GLOBAL - Bfinance has predicted an increased focus from pension funds on 'smart-beta' investment strategies, as schemes look for higher returns in core portfolios.
Unveiling the results of its sixth bi-annual pension fund asset allocation survey, bfinance also predicted that the next six months would see an increase in stock investments despite pension funds intending to reduce their equity exposure over the medium term.
Smart beta - which includes fair-value indexing, as well as minimum variance and low-volatility strategies - was currently not part of the investment universe for more than a fifth of the 82 pension schemes surveyed, the consultancy said - with schemes in the Benelux region leading others with their exposure.
However, when asked if their exposure would increase by 2015, a large number of schemes said it would - with the number of funds allocating more than 15% of assets to the strategy rising by 11 percentage points.
For those allocating 11-15% of assets, there was a 13 percentage point increase.
The consultancy's managing director and head of the investment advisory department Olivier Cassin said the shift would occur as investors looked to portfolios to "work harder" while reducing risk.

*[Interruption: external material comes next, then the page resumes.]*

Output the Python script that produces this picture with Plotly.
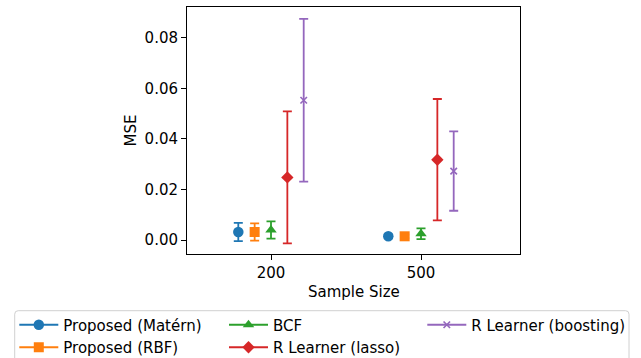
import plotly.graph_objects as go

sample_sizes = ["200", "500"]
methods = ["Proposed (Matérn)", "Proposed (RBF)", "BCF", "R Learner (lasso)", "R Learner (boosting)"]
mse_mean = {
    "Proposed (Matérn)": [0.0032, 0.0015],
    "Proposed (RBF)": [0.0032, 0.0015],
    "BCF": [0.0040, 0.0025],
    "R Learner (lasso)": [0.0248, 0.0318],
    "R Learner (boosting)": [0.0553, 0.0273],
}
mse_err = {
    "Proposed (Matérn)": [0.0036, 0.0008],
    "Proposed (RBF)": [0.0034, 0.0007],
    "BCF": [0.0034, 0.0021],
    "R Learner (lasso)": [0.0261, 0.0240],
    "R Learner (boosting)": [0.0322, 0.0157],
}
offsets = [-0.218, -0.109, 0.0, 0.109, 0.218]
colors = ["#1f77b4", "#ff7f0e", "#2ca02c", "#d62728", "#9467bd"]
symbols = ["circle", "square", "triangle-up", "diamond", "x-thin"]
sizes = [10.5, 10, 10, 9.5, 6.5]
legend_ids = ["legend", "legend", "legend2", "legend2", "legend3"]

fig = go.Figure()
for m, off, col, sym, sz, lg in zip(methods, offsets, colors, symbols, sizes, legend_ids):
    for i in range(len(sample_sizes)):
        marker = dict(color=col, symbol=sym, size=sz)
        if sym == "x-thin":
            marker["line"] = dict(color=col, width=1.6)
        fig.add_trace(go.Scatter(
            x=[i + off], y=[mse_mean[m][i]],
            mode="lines+markers",
            name=m, legend=lg, legendgroup=m,
            showlegend=(i == 0),
            line=dict(color=col, width=2),
            marker=marker,
            error_y=dict(type="data", array=[mse_err[m][i]], color=col,
                         thickness=1.8, width=4.5, visible=True),
        ))

font = dict(family="DejaVu Sans", size=15, color="black")
W, H = 641, 358
L, R, T, B = 187, 121, 7, 104
pw = W - L - R
ph = H - T - B


def px2x(p):
    return (p - L) / pw


def py2y(p):
    return (H - B - p) / ph


fig.update_layout(
    width=W, height=H,
    margin=dict(l=L, r=R, t=T, b=B, autoexpand=False),
    paper_bgcolor="white", plot_bgcolor="white",
    font=font,
    showlegend=True,
    xaxis=dict(
        range=[-0.56, 1.66], tickvals=[0, 1], ticktext=sample_sizes,
        showgrid=False, zeroline=False, showline=True, linecolor="black",
        linewidth=1, mirror=True, ticks="outside", ticklen=5, tickwidth=1,
        tickcolor="black", tickfont=font, automargin=False,
    ),
    yaxis=dict(
        range=[-0.0055, 0.0922], tick0=0, dtick=0.02, tickformat=".2f",
        showgrid=False, zeroline=False, showline=True, linecolor="black",
        linewidth=1, mirror=True, ticks="outside", ticklen=5, tickwidth=1,
        tickcolor="black", tickfont=font, automargin=False,
    ),
)

# axis titles
fig.add_annotation(text="MSE", xref="paper", yref="paper", x=px2x(130), y=0.5,
                   textangle=-90, showarrow=False, font=font,
                   xanchor="center", yanchor="middle")
fig.add_annotation(text="Sample Size", xref="paper", yref="paper", x=0.5, y=py2y(292),
                   showarrow=False, font=font, xanchor="center", yanchor="middle")

leg_common = dict(orientation="v", xref="container", yref="container",
                  xanchor="left", yanchor="top", y=1 - 308.5 / H,
                  bgcolor="rgba(0,0,0,0)", borderwidth=0, font=font,
                  tracegroupgap=0, itemwidth=39)
fig.update_layout(
    legend=dict(x=14.3 / W, **leg_common),
    legend2=dict(x=224 / W, **leg_common),
    legend3=dict(x=422.3 / W, **leg_common),
)

# legend frame with slightly rounded corners
x0, x1, y0, y1 = 14.7, 629, 310.7, 366
r = 3.5
def P(px, py):
    return f"{px2x(px):.5f},{py2y(py):.5f}"
path = (f"M {P(x0 + r, y0)} L {P(x1 - r, y0)} Q {P(x1, y0)} {P(x1, y0 + r)} "
        f"L {P(x1, y1 - r)} Q {P(x1, y1)} {P(x1 - r, y1)} "
        f"L {P(x0 + r, y1)} Q {P(x0, y1)} {P(x0, y1 - r)} "
        f"L {P(x0, y0 + r)} Q {P(x0, y0)} {P(x0 + r, y0)} Z")
fig.add_shape(type="path", xref="paper", yref="paper", path=path,
              line=dict(color="#d0d0d0", width=1), fillcolor="rgba(0,0,0,0)",
              layer="below")

fig.write_html("out.html", config={"displayModeBar": False},
               post_script="document.body.style.margin='0px';")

"In essence," he added, "the debate between traditional index-based solutions within core portfolios versus active management is now out of date, with greater diversification of strategies not simply the preserve of active management.
"In combination with the well-documented wider choice of alternative strategies, there is a greater appetite for institutional investors to seek advisory services as they reduce their reliance on more traditional investment approaches."
The survey also showed that - in line with a diversification away from fixed income, cash holdings and equity - real estate and particularly infrastructure would gain favour.
Tying for most interest, the two real assets were likely to see investments from 36% of pension funds over the next three years, bfinance said, with absolute return strategies coming third, as one-quarter of respondents declared an interest in increasing exposure over the same period.
Only 13% of respondents expected they would be able to return more than 7% in 2012, with around one-quarter predicting their investment income would fall below 5% over the next 12 months.
Additionally, one-fifth of schemes predicted this year's annual return target would fail to satisfy their long-term investment target, with only 15% expecting they would be able to meet such an objective.